# Objective
Everything in the data should be repeated exactly, save for the images.

# Source excerpt
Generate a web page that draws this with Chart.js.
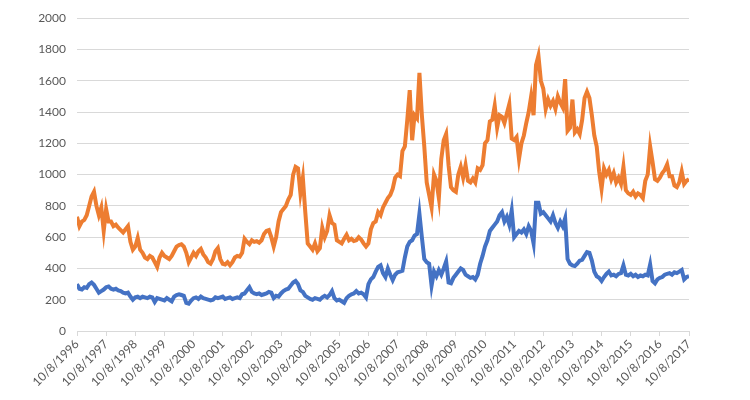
<!DOCTYPE html>
<html>
<head>
<meta charset="utf-8">
<script src="https://cdn.jsdelivr.net/npm/chart.js@4.4.1/dist/chart.umd.min.js"></script>
<style>
  html, body { margin: 0; padding: 0; background: #fff; }
  #wrap { width: 750px; height: 400px; }
</style>
</head>
<body>
<div id="wrap"><canvas id="chart" width="750" height="400"></canvas></div>
<script>
// tick labels, one per year (10/8/1996 .. 10/8/2017)
const tickLabels = ['10/8/1996', '10/8/1997', '10/8/1998', '10/8/1999', '10/8/2000', '10/8/2001',
    '10/8/2002', '10/8/2003', '10/8/2004', '10/8/2005', '10/8/2006', '10/8/2007', '10/8/2008',
    '10/8/2009', '10/8/2010', '10/8/2011', '10/8/2012', '10/8/2013', '10/8/2014', '10/8/2015',
    '10/8/2016', '10/8/2017'];

// monthly readings, one row per year
const orangeVals = [
    730, 670, 700, 710, 740, 800, 860, 890, 800, 740, 790, 640,
    780, 700, 700, 670, 680, 660, 645, 630, 650, 670, 570, 520,
    540, 595, 520, 500, 470, 460, 480, 470, 440, 410, 470, 500,
    480, 470, 460, 480, 510, 540, 550, 555, 540, 500, 440, 470,
    500, 480, 510, 525, 490, 470, 440, 430, 460, 510, 530, 460,
    430, 425, 440, 420, 440, 470, 480, 475, 500, 590, 570, 555,
    580, 570, 575, 565, 580, 620, 640, 645, 600, 540, 600, 700,
    760, 780, 800, 840, 870, 1000, 1050, 1040, 880, 980, 760, 560,
    540, 520, 560, 510, 530, 660, 600, 640, 740, 690, 680, 580,
    570, 560, 590, 615, 580, 590, 575, 580, 600, 585, 560, 540,
    560, 650, 690, 700, 760, 740, 790, 820, 850, 870, 910, 980,
    1000, 990, 1150, 1180, 1350, 1540, 1220, 1380, 1360, 1650, 1380, 1180,
    950, 870, 790, 1000, 960, 850, 1100, 1220, 1260, 1060, 920, 900,
    890, 1000, 1050, 980, 1060, 960, 950, 975, 950, 1040, 1030, 1060,
    1200, 1220, 1340, 1350, 1440, 1300, 1380, 1370, 1330, 1390, 1450, 1230,
    1220, 1240, 1100, 1200, 1250, 1330, 1400, 1500, 1380, 1700, 1760, 1600,
    1550, 1420, 1480, 1440, 1470, 1420, 1500, 1460, 1430, 1610, 1280, 1300,
    1480, 1270, 1290, 1260, 1350, 1490, 1530, 1490, 1380, 1250, 1180, 1020,
    910, 1040, 1000, 1030, 970, 1010, 950, 980, 940, 1050, 900, 880,
    870, 890, 860, 880, 870, 850, 960, 1000, 1180, 1080, 970, 960,
    980, 1010, 1030, 1065, 990, 990, 930, 920, 950, 1020, 940, 960,
    970
];

const blueVals = [
    300, 270, 265, 280, 275, 300, 310, 295, 270, 245, 255, 265,
    280, 285, 270, 265, 270, 260, 255, 245, 240, 245, 220, 200,
    215, 220, 210, 220, 215, 210, 220, 215, 185, 210, 205, 200,
    195, 210, 200, 190, 220, 230, 235, 230, 225, 180, 175, 195,
    210, 215, 205, 220, 210, 205, 200, 195, 200, 215, 210, 215,
    220, 205, 210, 215, 205, 210, 215, 210, 235, 240, 260, 280,
    250, 240, 235, 240, 230, 235, 240, 250, 245, 210, 225, 220,
    240, 255, 265, 270, 290, 310, 320, 300, 260, 250, 225, 215,
    205, 200, 210, 205, 200, 215, 225, 215, 230, 255, 210, 195,
    200, 190, 180, 210, 225, 235, 240, 255, 240, 245, 235, 215,
    300, 330, 345, 380, 410, 420, 370, 345, 400, 360, 325, 360,
    375, 380, 385, 470, 540, 570, 580, 610, 620, 750, 600, 460,
    440, 430, 290, 380, 350, 390, 360, 400, 445, 310, 305, 340,
    360, 380, 400, 390, 360, 350, 340, 345, 330, 360, 430, 480,
    540, 580, 640, 660, 680, 700, 740, 760, 700, 730, 680, 770,
    600, 620, 640, 630, 650, 620, 670, 640, 560, 820, 820, 750,
    760, 740, 720, 700, 740, 690, 660, 700, 670, 720, 460, 430,
    420, 415, 430, 450, 455, 480, 505, 500, 450, 380, 350, 340,
    320, 345, 365, 380, 355, 360, 350, 365, 370, 420, 360, 355,
    365, 350, 360, 345, 355, 350, 360, 355, 425, 320, 305, 330,
    340, 345, 360, 365, 370, 360, 375, 370, 380, 390, 330, 345,
    350
];

const yTicks = { min: 0, max: 2000, step: 200 };

const toPoints = vals => vals.map((v, i) => ({ x: i / 12, y: v }));

new Chart(document.getElementById('chart').getContext('2d'), {
    type: 'line',
    data: {
        datasets: [
            { data: toPoints(orangeVals), borderColor: '#ED7D31', borderWidth: 4, pointRadius: 0, tension: 0 },
            { data: toPoints(blueVals), borderColor: '#4472C4', borderWidth: 4, pointRadius: 0, tension: 0 }
        ]
    },
    options: {
        responsive: false,
        animation: false,
        layout: { padding: { top: 14, right: 61, left: 0, bottom: 0 } },
        plugins: { legend: { display: false }, tooltip: { enabled: false } },
        scales: {
            x: {
                type: 'linear',
                min: 0,
                max: tickLabels.length - 1,
                afterFit: s => { s.height = 69; },
                border: { display: true, color: '#d9d9d9', width: 1 },
                grid: { drawOnChartArea: false, drawTicks: true, tickLength: 5, color: '#d9d9d9' },
                ticks: {
                    stepSize: 1,
                    autoSkip: false,
                    maxRotation: 45,
                    minRotation: 45,
                    padding: 1,
                    color: '#595959',
                    font: { family: 'Lato', size: 12 },
                    callback: v => tickLabels[v]
                }
            },
            y: {
                min: yTicks.min,
                max: yTicks.max,
                afterFit: s => { s.width = 77; },
                border: { display: false },
                grid: { color: '#d9d9d9', lineWidth: 1, drawTicks: false },
                ticks: {
                    stepSize: yTicks.step,
                    padding: 11,
                    color: '#595959',
                    font: { family: 'Lato', size: 12 },
                    callback: v => String(v)
                }
            }
        }
    }
});
</script>
</body>
</html>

# Finished task
Generate a web page that draws this with Chart.js.
<!DOCTYPE html>
<html>
<head>
<meta charset="utf-8">
<script src="https://cdn.jsdelivr.net/npm/chart.js@4.4.1/dist/chart.umd.min.js"></script>
<style>
  html, body { margin: 0; padding: 0; background: #fff; }
  #wrap { width: 750px; height: 400px; }
</style>
</head>
<body>
<div id="wrap"><canvas id="chart" width="750" height="400"></canvas></div>
<script>
// tick labels, one per year (10/8/1996 .. 10/8/2017)
const tickLabels = ['10/8/1996', '10/8/1997', '10/8/1998', '10/8/1999', '10/8/2000', '10/8/2001',
    '10/8/2002', '10/8/2003', '10/8/2004', '10/8/2005', '10/8/2006', '10/8/2007', '10/8/2008',
    '10/8/2009', '10/8/2010', '10/8/2011', '10/8/2012', '10/8/2013', '10/8/2014', '10/8/2015',
    '10/8/2016', '10/8/2017'];

// monthly readings, one row per year
const orangeVals = [
    730, 670, 700, 710, 740, 800, 860, 890, 800, 740, 790, 640,
    780, 700, 700, 670, 680, 660, 645, 630, 650, 670, 570, 520,
    540, 595, 520, 500, 470, 460, 480, 470, 440, 410, 470, 500,
    480, 470, 460, 480, 510, 540, 550, 555, 540, 500, 440, 470,
    500, 480, 510, 525, 490, 470, 440, 430, 460, 510, 530, 460,
    430, 425, 440, 420, 440, 470, 480, 475, 500, 590, 570, 555,
    580, 570, 575, 565, 580, 620, 640, 645, 600, 540, 600, 700,
    760, 780, 800, 840, 870, 1000, 1050, 1040, 880, 980, 760, 560,
    540, 520, 560, 510, 530, 660, 600, 640, 740, 690, 680, 580,
    570, 560, 590, 615, 580, 590, 575, 580, 600, 585, 560, 540,
    560, 650, 690, 700, 760, 740, 790, 820, 850, 870, 910, 980,
    1000, 990, 1150, 1180, 1350, 1540, 1220, 1380, 1360, 1650, 1380, 1180,
    950, 870, 790, 1000, 960, 850, 1100, 1220, 1260, 1060, 920, 900,
    890, 1000, 1050, 980, 1060, 960, 950, 975, 950, 1040, 1030, 1060,
    1200, 1220, 1340, 1350, 1440, 1300, 1380, 1370, 1330, 1390, 1450, 1230,
    1220, 1240, 1100, 1200, 1250, 1330, 1400, 1500, 1380, 1700, 1760, 1600,
    1550, 1420, 1480, 1440, 1470, 1420, 1500, 1460, 1430, 1610, 1280, 1300,
    1480, 1270, 1290, 1260, 1350, 1490, 1530, 1490, 1380, 1250, 1180, 1020,
    910, 1040, 1000, 1030, 970, 1010, 950, 980, 940, 1050, 900, 880,
    870, 890, 860, 880, 870, 850, 960, 1000, 1180, 1080, 970, 960,
    980, 1010, 1030, 1065, 990, 990, 930, 920, 950, 1020, 940, 960,
    970
];

const blueVals = [
    300, 270, 265, 280, 275, 300, 310, 295, 270, 245, 255, 265,
    280, 285, 270, 265, 270, 260, 255, 245, 240, 245, 220, 200,
    215, 220, 210, 220, 215, 210, 220, 215, 185, 210, 205, 200,
    195, 210, 200, 190, 220, 230, 235, 230, 225, 180, 175, 195,
    210, 215, 205, 220, 210, 205, 200, 195, 200, 215, 210, 215,
    220, 205, 210, 215, 205, 210, 215, 210, 235, 240, 260, 280,
    250, 240, 235, 240, 230, 235, 240, 250, 245, 210, 225, 220,
    240, 255, 265, 270, 290, 310, 320, 300, 260, 250, 225, 215,
    205, 200, 210, 205, 200, 215, 225, 215, 230, 255, 210, 195,
    200, 190, 180, 210, 225, 235, 240, 255, 240, 245, 235, 215,
    300, 330, 345, 380, 410, 420, 370, 345, 400, 360, 325, 360,
    375, 380, 385, 470, 540, 570, 580, 610, 620, 750, 600, 460,
    440, 430, 290, 380, 350, 390, 360, 400, 445, 310, 305, 340,
    360, 380, 400, 390, 360, 350, 340, 345, 330, 360, 430, 480,
    540, 580, 640, 660, 680, 700, 740, 760, 700, 730, 680, 770,
    600, 620, 640, 630, 650, 620, 670, 640, 560, 820, 820, 750,
    760, 740, 720, 700, 740, 690, 660, 700, 670, 720, 460, 430,
    420, 415, 430, 450, 455, 480, 505, 500, 450, 380, 350, 340,
    320, 345, 365, 380, 355, 360, 350, 365, 370, 420, 360, 355,
    365, 350, 360, 345, 355, 350, 360, 355, 425, 320, 305, 330,
    340, 345, 360, 365, 370, 360, 375, 370, 380, 390, 330, 345,
    350
];

const yTicks = { min: 0, max: 2000, step: 200 };

const toPoints = vals => vals.map((v, i) => ({ x: i / 12, y: v }));

new Chart(document.getElementById('chart').getContext('2d'), {
    type: 'line',
    data: {
        datasets: [
            { data: toPoints(orangeVals), borderColor: '#ED7D31', borderWidth: 4, pointRadius: 0, tension: 0 },
            { data: toPoints(blueVals), borderColor: '#4472C4', borderWidth: 4, pointRadius: 0, tension: 0 }
        ]
    },
    options: {
        responsive: false,
        animation: false,
        layout: { padding: { top: 14, right: 61, left: 0, bottom: 0 } },
        plugins: { legend: { display: false }, tooltip: { enabled: false } },
        scales: {
            x: {
                type: 'linear',
                min: 0,
                max: tickLabels.length - 1,
                afterFit: s => { s.height = 69; },
                border: { display: true, color: '#d9d9d9', width: 1 },
                grid: { drawOnChartArea: false, drawTicks: true, tickLength: 5, color: '#d9d9d9' },
                ticks: {
                    stepSize: 1,
                    autoSkip: false,
                    maxRotation: 45,
                    minRotation: 45,
                    padding: 1,
                    color: '#595959',
                    font: { family: 'Lato', size: 12 },
                    callback: v => tickLabels[v]
                }
            },
            y: {
                min: yTicks.min,
                max: yTicks.max,
                afterFit: s => { s.width = 77; },
                border: { display: false },
                grid: { color: '#d9d9d9', lineWidth: 1, drawTicks: false },
                ticks: {
                    stepSize: yTicks.step,
                    padding: 11,
                    color: '#595959',
                    font: { family: 'Lato', size: 12 },
                    callback: v => String(v)
                }
            }
        }
    }
});
</script>
</body>
</html>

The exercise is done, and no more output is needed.